I vividly remember her reading "The Lion, The Witch and the Wardrobe" to us. She was fantastic at tempo and I hung on every word. It was a double duty book - for me and Doug to hear of this strange place called Narnia and required reading for one of her literary classes.
I'm sure she got an A in that class - proudly she graduated on the Dean's List.
Yet, more important to her legacy, she proved to us that higher education can be balanced and accomplished with one single-loving hand holding a Bachelor of Arts degree - her cap tassel blowing in the beachy afternoon breeze and one hand holding the grip of her small child.
She would go on to teach young students. Her personal education would pave the way as a professional teacher in the California classroom and as a gifted home-school instructor. She molded minds with promise and laid foundations of strength from within.

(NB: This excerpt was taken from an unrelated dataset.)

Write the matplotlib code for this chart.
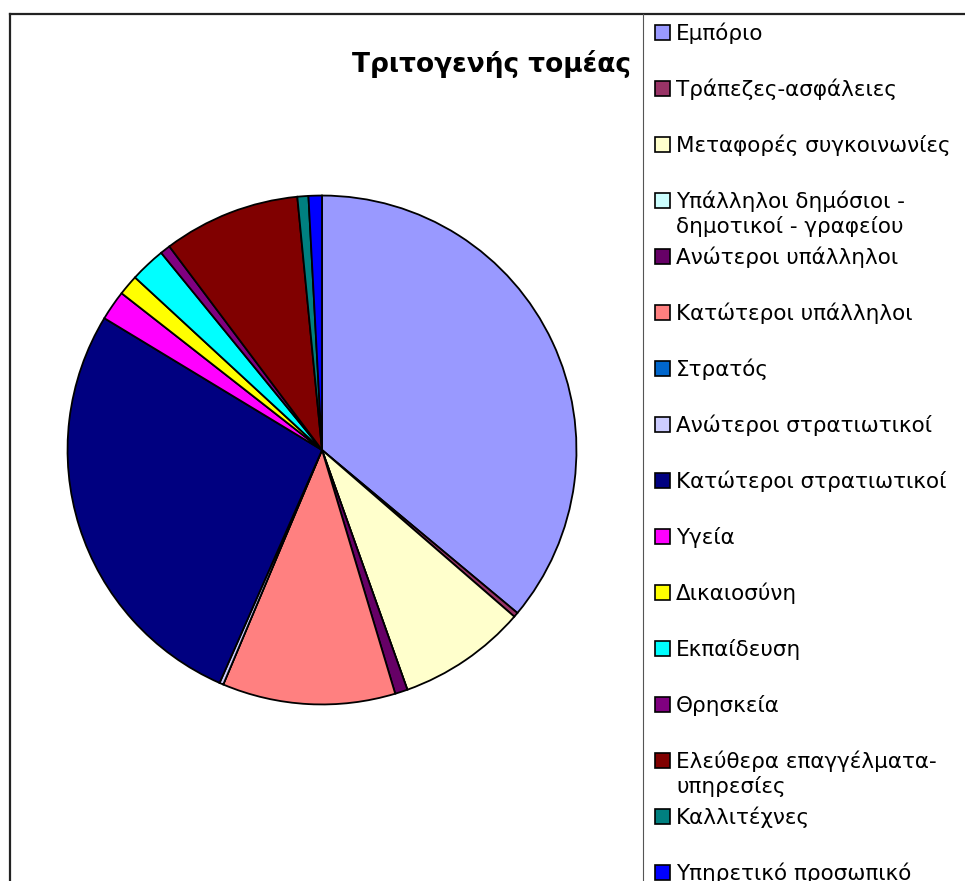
import matplotlib as mpl
import matplotlib.pyplot as plt
from matplotlib.lines import Line2D
from matplotlib.patches import Rectangle

mpl.rcParams.update({"font.family": ["DejaVu Sans"]})

TITLE = "Τριτογενής τομέας"

categories = [
    "Εμπόριο",
    "Τράπεζες-ασφάλειες",
    "Μεταφορές συγκοινωνίες",
    "Υπάλληλοι δημόσιοι -\nδημοτικοί - γραφείου",
    "Ανώτεροι υπάλληλοι",
    "Κατώτεροι υπάλληλοι",
    "Στρατός",
    "Ανώτεροι στρατιωτικοί",
    "Κατώτεροι στρατιωτικοί",
    "Υγεία",
    "Δικαιοσύνη",
    "Εκπαίδευση",
    "Θρησκεία",
    "Ελεύθερα επαγγέλματα-\nυπηρεσίες",
    "Καλλιτέχνες",
    "Υπηρετικό προσωπικό",
]

# share (%)
shares = [36.1, 0.3, 8.2, 0.0, 0.8, 11.0, 0.0, 0.25, 27.1, 1.9, 1.3, 2.25, 0.65, 8.7, 0.7, 0.85]

colors = [
    "#9999FF", "#993366", "#FFFFCC", "#CCFFFF", "#660066", "#FF8080",
    "#0066CC", "#CCCCFF", "#000080", "#FF00FF", "#FFFF00", "#00FFFF",
    "#800080", "#800000", "#008080", "#0000FF",
]

W, H = 965, 881
fig = plt.figure(figsize=(W / 100, H / 100), dpi=100)


def fx(px):
    return px / W


def fy(py):
    return 1 - py / H


# pie, centre (322, 450) px, radius 257 px
cx, cy, r = 322, 450, 257
ax = fig.add_axes([fx(cx - r), fy(cy + r), 2 * r / W, 2 * r / H])
ax.pie(shares, colors=colors, startangle=90, counterclock=False,
       wedgeprops={"edgecolor": "black", "linewidth": 1.3})
ax.set_xlim(-1.01, 1.01)
ax.set_ylim(-1.01, 1.01)
ax.set_aspect("equal")
ax.axis("off")

fig.text(fx(492), fy(64), TITLE, ha="center", va="center",
         fontsize=19, fontweight="bold")

# frame lines (chart is cropped at right/bottom)
fig.add_artist(Line2D([fx(10), 1], [fy(14), fy(14)], color="#222222", lw=1.6))
fig.add_artist(Line2D([fx(10), fx(10)], [0, fy(14)], color="#222222", lw=1.6))
fig.add_artist(Line2D([fx(643), fx(643)], [0, fy(14)], color="#555555", lw=0.8))

# legend drawn by hand; wrapped labels hang below their first line
for i, (lab, col) in enumerate(zip(categories, colors)):
    y = 32.5 + 56.0 * i
    fig.add_artist(Rectangle((fx(655), fy(y + 7.5)), 15 / W, 15 / H,
                             facecolor=col, edgecolor="black", lw=1.2))
    for k, line in enumerate(lab.split("\n")):
        fig.text(fx(676), fy(y + 7.5 + 25 * k), line, ha="left", va="baseline",
                 fontsize=15.5)

fig.savefig("out.png", dpi=100)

As the first new millennium decade came to an end, I contemplated going back to school myself to finish my degree. It was though a strange inner struggle and a deep desire collided. I was really on the fence at the huge commitment and amount of time it would take. How I would do it as a single mom of three daughters --- and at my age? While Mom and I weighed the pros and cons my mouth just blurted out, "Mom, I will be 43 by the time I graduate!" She quickly replied, "You will still be 43 if you don't."
That was an epiphany moment and I went for it. My mom helped me dramatically in my educational years - she was the hand I could count on. She was the place of trust I could stand on. She was seamlessly the grandma extraordinaire. Oh, and oh the glory day came - she waited, she watched and triple cheered me on as I (age 43) passed by her and my daughters with my graduating class - once again draped in the sunny Santa Barbara sky.
An educational drive is part of the heartstrings she tied into us in her life and through these fragile days of time we walk today. In lieu of flowers please consider a donation to the Judith Ann Chance (Stolp) Scholarship Fund.
She learned, she taught, Judith Ann changed the world because of books and a desire to improve the world around her.